◆ **What needs to be done**: Omit all pictures. Copy the rest of the material exactly.

Start of Supplied data

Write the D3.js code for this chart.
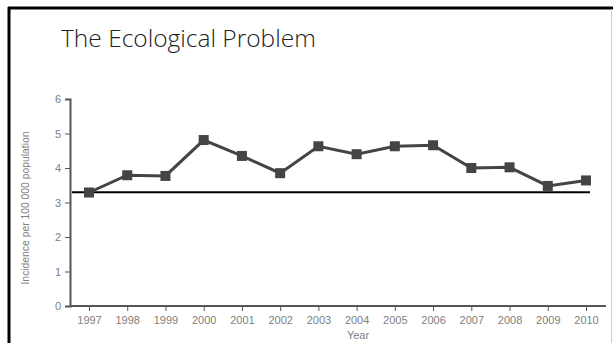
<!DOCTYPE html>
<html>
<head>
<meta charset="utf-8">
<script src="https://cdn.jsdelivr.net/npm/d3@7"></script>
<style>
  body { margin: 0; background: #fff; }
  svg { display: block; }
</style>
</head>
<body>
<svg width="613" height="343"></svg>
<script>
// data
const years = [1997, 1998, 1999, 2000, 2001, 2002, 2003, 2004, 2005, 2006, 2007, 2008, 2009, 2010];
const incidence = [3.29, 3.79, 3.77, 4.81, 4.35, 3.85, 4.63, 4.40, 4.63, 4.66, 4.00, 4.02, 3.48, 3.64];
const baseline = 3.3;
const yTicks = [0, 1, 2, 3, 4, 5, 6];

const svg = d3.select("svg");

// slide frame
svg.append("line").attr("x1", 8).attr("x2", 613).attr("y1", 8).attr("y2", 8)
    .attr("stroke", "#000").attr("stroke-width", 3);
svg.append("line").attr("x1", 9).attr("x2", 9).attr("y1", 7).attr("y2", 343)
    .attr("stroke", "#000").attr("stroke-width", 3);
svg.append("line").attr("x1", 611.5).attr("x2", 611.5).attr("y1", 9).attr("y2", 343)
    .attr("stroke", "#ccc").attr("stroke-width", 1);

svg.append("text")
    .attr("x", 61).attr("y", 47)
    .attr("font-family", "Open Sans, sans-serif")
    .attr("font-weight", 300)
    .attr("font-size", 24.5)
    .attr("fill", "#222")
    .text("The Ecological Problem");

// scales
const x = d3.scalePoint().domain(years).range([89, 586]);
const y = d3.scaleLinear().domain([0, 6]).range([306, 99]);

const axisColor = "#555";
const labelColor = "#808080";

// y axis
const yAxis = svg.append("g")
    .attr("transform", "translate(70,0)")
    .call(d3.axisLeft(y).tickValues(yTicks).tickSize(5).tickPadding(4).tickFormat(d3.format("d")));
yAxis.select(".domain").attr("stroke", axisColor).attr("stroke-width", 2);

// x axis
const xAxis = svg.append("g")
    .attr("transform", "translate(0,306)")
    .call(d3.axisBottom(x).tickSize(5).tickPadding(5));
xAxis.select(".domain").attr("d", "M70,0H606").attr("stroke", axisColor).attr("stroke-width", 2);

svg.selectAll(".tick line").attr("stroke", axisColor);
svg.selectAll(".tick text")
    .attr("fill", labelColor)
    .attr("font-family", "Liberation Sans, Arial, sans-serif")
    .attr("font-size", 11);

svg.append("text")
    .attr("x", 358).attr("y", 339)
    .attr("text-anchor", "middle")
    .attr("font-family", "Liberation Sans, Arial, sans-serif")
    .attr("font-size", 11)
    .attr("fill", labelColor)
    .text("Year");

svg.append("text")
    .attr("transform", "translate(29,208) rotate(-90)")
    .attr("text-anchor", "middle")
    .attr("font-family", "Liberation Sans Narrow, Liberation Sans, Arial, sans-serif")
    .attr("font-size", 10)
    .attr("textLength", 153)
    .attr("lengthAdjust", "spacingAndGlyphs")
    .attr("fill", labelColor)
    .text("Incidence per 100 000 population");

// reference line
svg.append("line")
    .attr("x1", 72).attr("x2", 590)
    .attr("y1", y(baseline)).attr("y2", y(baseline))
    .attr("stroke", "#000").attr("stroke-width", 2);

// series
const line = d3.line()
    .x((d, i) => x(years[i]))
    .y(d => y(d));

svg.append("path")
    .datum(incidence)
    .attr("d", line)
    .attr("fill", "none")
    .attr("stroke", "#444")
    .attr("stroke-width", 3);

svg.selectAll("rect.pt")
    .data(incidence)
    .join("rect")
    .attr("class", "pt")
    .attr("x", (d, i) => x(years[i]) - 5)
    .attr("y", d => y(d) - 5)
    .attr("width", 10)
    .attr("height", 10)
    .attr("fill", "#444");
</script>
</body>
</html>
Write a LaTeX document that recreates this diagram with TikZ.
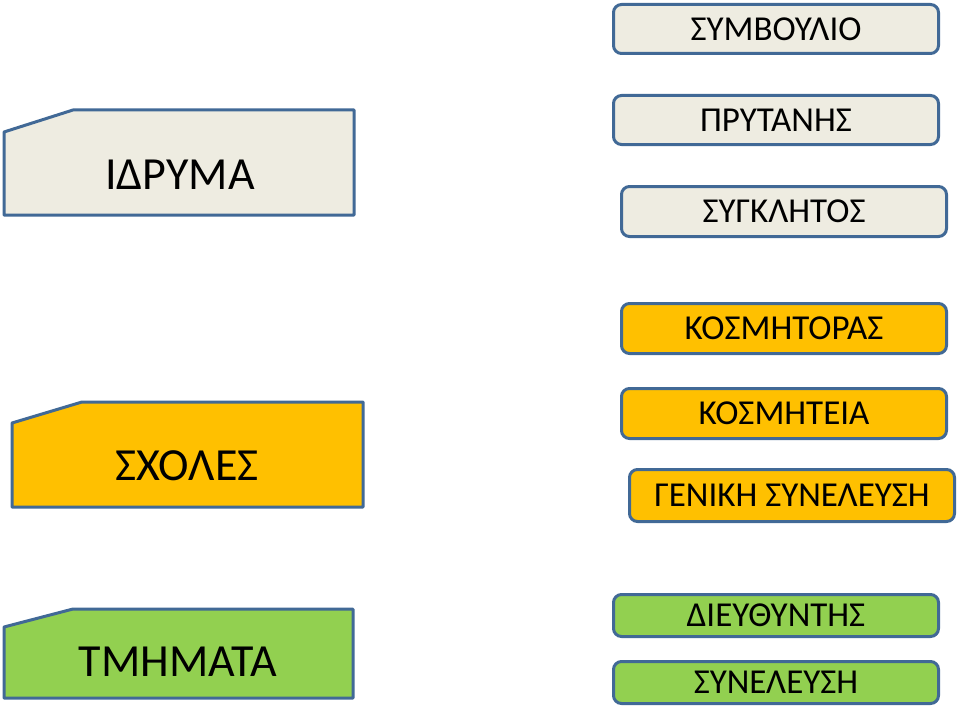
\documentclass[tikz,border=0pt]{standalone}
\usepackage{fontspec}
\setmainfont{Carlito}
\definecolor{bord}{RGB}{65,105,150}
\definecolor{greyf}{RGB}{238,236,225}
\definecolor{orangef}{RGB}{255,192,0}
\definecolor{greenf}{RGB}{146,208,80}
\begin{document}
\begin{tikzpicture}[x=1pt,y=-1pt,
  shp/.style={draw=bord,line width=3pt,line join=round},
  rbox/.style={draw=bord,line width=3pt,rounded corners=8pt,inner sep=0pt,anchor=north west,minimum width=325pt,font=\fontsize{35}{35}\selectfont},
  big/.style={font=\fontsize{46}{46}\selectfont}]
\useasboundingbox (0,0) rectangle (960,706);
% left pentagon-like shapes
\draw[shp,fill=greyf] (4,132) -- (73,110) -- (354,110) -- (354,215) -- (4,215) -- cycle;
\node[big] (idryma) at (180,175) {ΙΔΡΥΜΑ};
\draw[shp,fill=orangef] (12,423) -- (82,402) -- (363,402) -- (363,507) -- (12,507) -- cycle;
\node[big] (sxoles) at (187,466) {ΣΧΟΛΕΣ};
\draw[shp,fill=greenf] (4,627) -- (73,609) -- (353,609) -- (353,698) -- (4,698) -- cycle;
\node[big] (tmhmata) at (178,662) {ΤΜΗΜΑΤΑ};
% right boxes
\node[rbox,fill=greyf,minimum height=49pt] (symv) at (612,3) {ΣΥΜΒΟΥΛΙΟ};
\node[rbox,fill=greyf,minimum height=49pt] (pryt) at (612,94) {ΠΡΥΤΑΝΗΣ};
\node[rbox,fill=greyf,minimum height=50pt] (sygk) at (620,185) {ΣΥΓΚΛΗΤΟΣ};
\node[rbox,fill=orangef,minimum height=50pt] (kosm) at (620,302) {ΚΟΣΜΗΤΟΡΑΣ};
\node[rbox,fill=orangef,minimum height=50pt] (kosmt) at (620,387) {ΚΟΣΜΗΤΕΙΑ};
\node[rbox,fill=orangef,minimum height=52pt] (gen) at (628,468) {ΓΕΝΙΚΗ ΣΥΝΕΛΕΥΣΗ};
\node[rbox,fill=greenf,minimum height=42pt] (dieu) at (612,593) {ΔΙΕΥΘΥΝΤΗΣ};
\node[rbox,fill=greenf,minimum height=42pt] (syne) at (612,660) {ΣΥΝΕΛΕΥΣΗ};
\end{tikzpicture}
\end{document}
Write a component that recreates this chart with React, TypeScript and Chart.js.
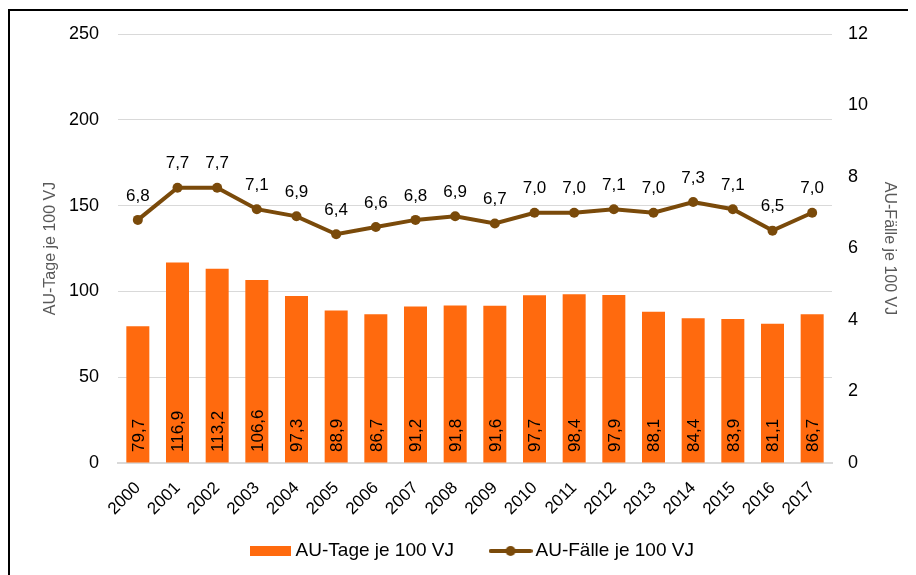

End of Supplied data

◆ **Task result**:
Write the D3.js code for this chart.
<!DOCTYPE html>
<html>
<head>
<meta charset="utf-8">
<script src="https://cdn.jsdelivr.net/npm/d3@7"></script>
<style>
  body { margin: 0; background: #fff; }
  svg { display: block; }
</style>
</head>
<body>
<svg width="613" height="343"></svg>
<script>
// data
const years = [1997, 1998, 1999, 2000, 2001, 2002, 2003, 2004, 2005, 2006, 2007, 2008, 2009, 2010];
const incidence = [3.29, 3.79, 3.77, 4.81, 4.35, 3.85, 4.63, 4.40, 4.63, 4.66, 4.00, 4.02, 3.48, 3.64];
const baseline = 3.3;
const yTicks = [0, 1, 2, 3, 4, 5, 6];

const svg = d3.select("svg");

// slide frame
svg.append("line").attr("x1", 8).attr("x2", 613).attr("y1", 8).attr("y2", 8)
    .attr("stroke", "#000").attr("stroke-width", 3);
svg.append("line").attr("x1", 9).attr("x2", 9).attr("y1", 7).attr("y2", 343)
    .attr("stroke", "#000").attr("stroke-width", 3);
svg.append("line").attr("x1", 611.5).attr("x2", 611.5).attr("y1", 9).attr("y2", 343)
    .attr("stroke", "#ccc").attr("stroke-width", 1);

svg.append("text")
    .attr("x", 61).attr("y", 47)
    .attr("font-family", "Open Sans, sans-serif")
    .attr("font-weight", 300)
    .attr("font-size", 24.5)
    .attr("fill", "#222")
    .text("The Ecological Problem");

// scales
const x = d3.scalePoint().domain(years).range([89, 586]);
const y = d3.scaleLinear().domain([0, 6]).range([306, 99]);

const axisColor = "#555";
const labelColor = "#808080";

// y axis
const yAxis = svg.append("g")
    .attr("transform", "translate(70,0)")
    .call(d3.axisLeft(y).tickValues(yTicks).tickSize(5).tickPadding(4).tickFormat(d3.format("d")));
yAxis.select(".domain").attr("stroke", axisColor).attr("stroke-width", 2);

// x axis
const xAxis = svg.append("g")
    .attr("transform", "translate(0,306)")
    .call(d3.axisBottom(x).tickSize(5).tickPadding(5));
xAxis.select(".domain").attr("d", "M70,0H606").attr("stroke", axisColor).attr("stroke-width", 2);

svg.selectAll(".tick line").attr("stroke", axisColor);
svg.selectAll(".tick text")
    .attr("fill", labelColor)
    .attr("font-family", "Liberation Sans, Arial, sans-serif")
    .attr("font-size", 11);

svg.append("text")
    .attr("x", 358).attr("y", 339)
    .attr("text-anchor", "middle")
    .attr("font-family", "Liberation Sans, Arial, sans-serif")
    .attr("font-size", 11)
    .attr("fill", labelColor)
    .text("Year");

svg.append("text")
    .attr("transform", "translate(29,208) rotate(-90)")
    .attr("text-anchor", "middle")
    .attr("font-family", "Liberation Sans Narrow, Liberation Sans, Arial, sans-serif")
    .attr("font-size", 10)
    .attr("textLength", 153)
    .attr("lengthAdjust", "spacingAndGlyphs")
    .attr("fill", labelColor)
    .text("Incidence per 100 000 population");

// reference line
svg.append("line")
    .attr("x1", 72).attr("x2", 590)
    .attr("y1", y(baseline)).attr("y2", y(baseline))
    .attr("stroke", "#000").attr("stroke-width", 2);

// series
const line = d3.line()
    .x((d, i) => x(years[i]))
    .y(d => y(d));

svg.append("path")
    .datum(incidence)
    .attr("d", line)
    .attr("fill", "none")
    .attr("stroke", "#444")
    .attr("stroke-width", 3);

svg.selectAll("rect.pt")
    .data(incidence)
    .join("rect")
    .attr("class", "pt")
    .attr("x", (d, i) => x(years[i]) - 5)
    .attr("y", d => y(d) - 5)
    .attr("width", 10)
    .attr("height", 10)
    .attr("fill", "#444");
</script>
</body>
</html>
Write a LaTeX document that recreates this diagram with TikZ.
\documentclass[tikz,border=0pt]{standalone}
\usepackage{fontspec}
\setmainfont{Carlito}
\definecolor{bord}{RGB}{65,105,150}
\definecolor{greyf}{RGB}{238,236,225}
\definecolor{orangef}{RGB}{255,192,0}
\definecolor{greenf}{RGB}{146,208,80}
\begin{document}
\begin{tikzpicture}[x=1pt,y=-1pt,
  shp/.style={draw=bord,line width=3pt,line join=round},
  rbox/.style={draw=bord,line width=3pt,rounded corners=8pt,inner sep=0pt,anchor=north west,minimum width=325pt,font=\fontsize{35}{35}\selectfont},
  big/.style={font=\fontsize{46}{46}\selectfont}]
\useasboundingbox (0,0) rectangle (960,706);
% left pentagon-like shapes
\draw[shp,fill=greyf] (4,132) -- (73,110) -- (354,110) -- (354,215) -- (4,215) -- cycle;
\node[big] (idryma) at (180,175) {ΙΔΡΥΜΑ};
\draw[shp,fill=orangef] (12,423) -- (82,402) -- (363,402) -- (363,507) -- (12,507) -- cycle;
\node[big] (sxoles) at (187,466) {ΣΧΟΛΕΣ};
\draw[shp,fill=greenf] (4,627) -- (73,609) -- (353,609) -- (353,698) -- (4,698) -- cycle;
\node[big] (tmhmata) at (178,662) {ΤΜΗΜΑΤΑ};
% right boxes
\node[rbox,fill=greyf,minimum height=49pt] (symv) at (612,3) {ΣΥΜΒΟΥΛΙΟ};
\node[rbox,fill=greyf,minimum height=49pt] (pryt) at (612,94) {ΠΡΥΤΑΝΗΣ};
\node[rbox,fill=greyf,minimum height=50pt] (sygk) at (620,185) {ΣΥΓΚΛΗΤΟΣ};
\node[rbox,fill=orangef,minimum height=50pt] (kosm) at (620,302) {ΚΟΣΜΗΤΟΡΑΣ};
\node[rbox,fill=orangef,minimum height=50pt] (kosmt) at (620,387) {ΚΟΣΜΗΤΕΙΑ};
\node[rbox,fill=orangef,minimum height=52pt] (gen) at (628,468) {ΓΕΝΙΚΗ ΣΥΝΕΛΕΥΣΗ};
\node[rbox,fill=greenf,minimum height=42pt] (dieu) at (612,593) {ΔΙΕΥΘΥΝΤΗΣ};
\node[rbox,fill=greenf,minimum height=42pt] (syne) at (612,660) {ΣΥΝΕΛΕΥΣΗ};
\end{tikzpicture}
\end{document}
Write a component that recreates this chart with React, TypeScript and Chart.js.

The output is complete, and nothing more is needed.